I don’t want to be one of those people. The one who lives in the past…wallowing in what could have been, what should have been. I don’t want to blame someone else for the insecurities I have lived with all of my life. The eating of feelings, the battle with trying to comfort myself. I’m still trying to work through things. Trying not to wallow. I have been so very blessed, with the mister and just my life in general. I want to cry and scream and point fingers, but I won’t because what’s done can not be re-lived and done again.

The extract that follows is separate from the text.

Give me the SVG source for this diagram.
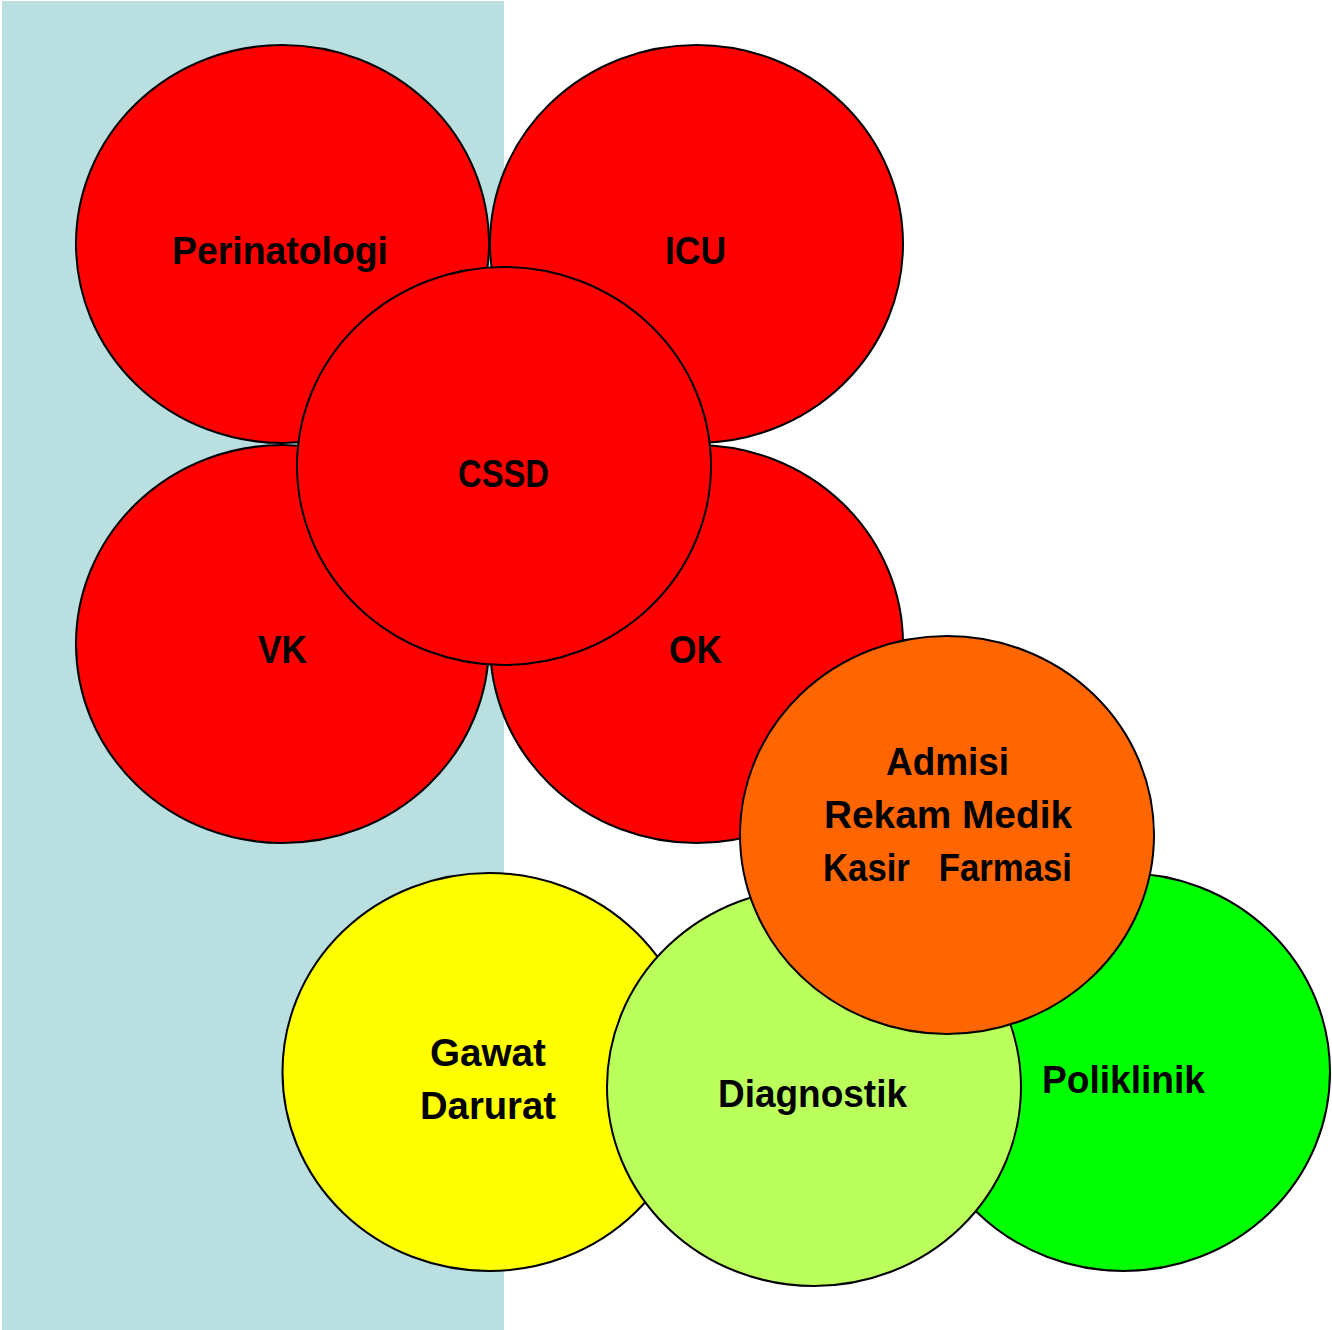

I don’t know what my life would have been had I had different influences. I had I known the truth. Would my mother giving me to my dad and step mom changed me for the better? I won’t live in those thoughts, because we all come into adulthood with issues. Had I been with my father full-time I would simply have another set of issues.
So I will work through the issues I have now, trying to heal those old wounds with the information I have been given.
I have not allowed myself to think about my mother now knowing my true history has continued to push me further away from a mother’s love. I understand a mother wanting her child, but I have in my years of being a mother did what was best for my CHILDREN even when I didn’t think I wanted those things for myself.
When J was 4 and I joined the air force; I left him with his father, with the intent on leaving in a place that was safe and familiar for HIM. My mother was livid and didn’t understand how I could leave him. I told her my baby was mine no matter where he was, BUT as his mother I had to do what was best for HIM not what felt good for me as his mother. I did not want to take him away from everything he loved and knew in his small world because I was his mother. I did not want to take him away from his village. My love for him as a mother, put HIS needs first no matter what ANYONE thought. J eventually came to live with me, but if he would have been better off with his father I was prepared to put him first. That is what mother’s do.
So now I am here in these moments…hurt, tearful, angry, sad, and tired.
I truly see now, I drank my mother’s kool-aid. I believed her lies and her omissions. She has been self absorbed and selfish for much longer than I knew. And that pisses me off. I know I can’t change it, but for right now it’s making me ill.